BioWorld International Correspondent
BRUSSELS, Belgium - The European biotech industry faces another challenge when it gets back from its summer break: educating an entirely new set of senior European Union officials.
Jose Manuel Barroso, the recently appointed president of the European Commission, announced the team in Brussels this week. Also, the commissioners responsible for the issues most closely linked to the fate of the biotech industry are all new.
The key figure will be Günter Verheugen, a former German foreign minister, who becomes commission vice president, responsible for industry. He will be in charge of EU enterprise policy and competitiveness, as well as the European Agency for the Evaluation of Medicinal Products. The new environment commissioner will be Stavros Dimas, from Greece, who also will be in charge of the European Environment Agency.
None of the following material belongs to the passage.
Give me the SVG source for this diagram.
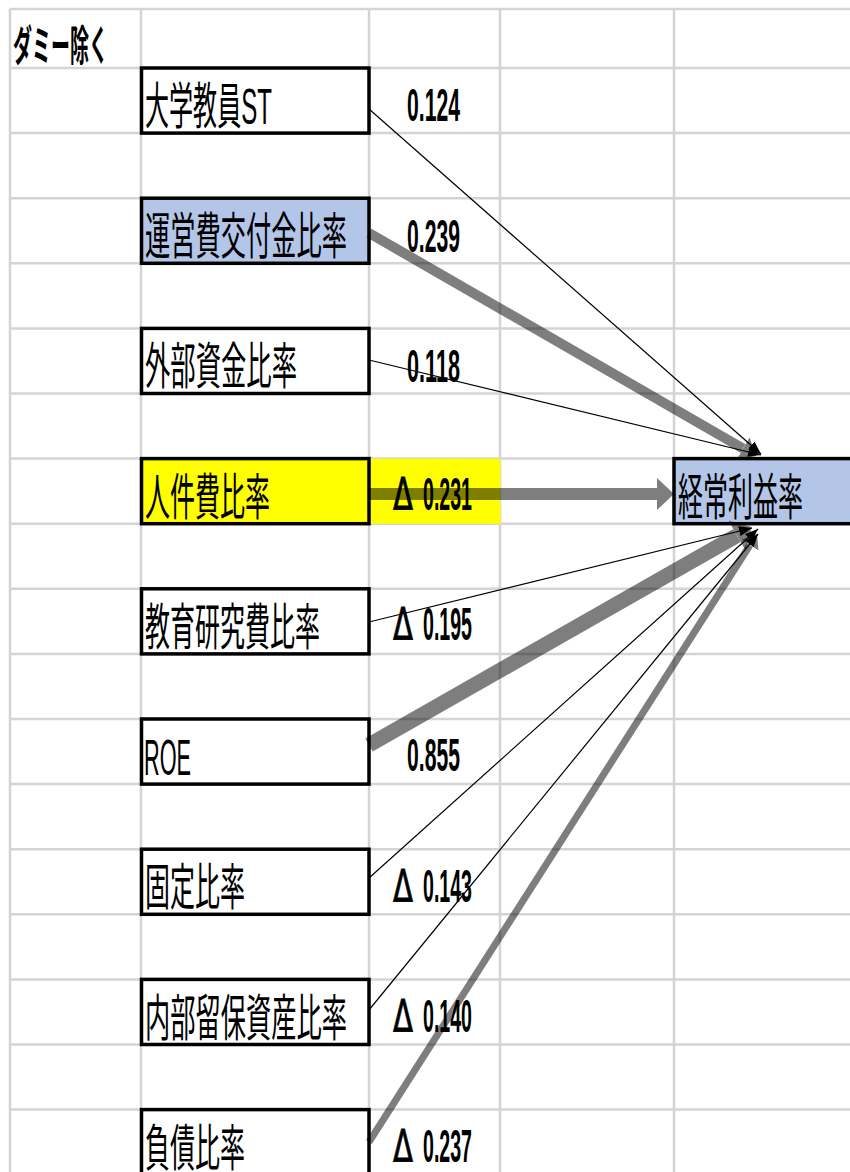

Slovenian Janez Potocnik is to be the commissioner for science and research, in charge of the EU's joint research center. Markos Kyprianou, from Cyprus, will be commissioner for health and consumers' protection, heading up the Community Plant Variety Office, the European Centre for Disease Prevention and Control and the European Food Safety Authority. Mariann Fischer Boel, from Denmark, will take over as commissioner for agriculture. Charlie McCreevy will be commissioner for single market issues. And trade issues - including the ongoing battles between the U.S. and the EU on GM products - will be the responsibility of Peter Mandelson, from the UK.
Meanwhile, Brussels-based Emerging Biopharmaceutical Enterprises lobby group has been trying to persuade lower-level officials in the current commission to give a more sensible interpretation to how new pharmaceutical legislation in the EU will be applied to smaller firms. The rules offer cheaper and easier drug-registration facilities via the EMEA to smaller firms, which the industry has welcomed. But the definition of a smaller firm is very restrictive: fewer than 250 employees, turnover of less than €50 million (US$42 million), or a balance sheet of €43 million.
EBE says that companies meeting those criteria are not likely to be taking a medicine to the EMEA, so the provisions might never be used. Biopharmaceutical companies are arguing for an alteration of the definitions.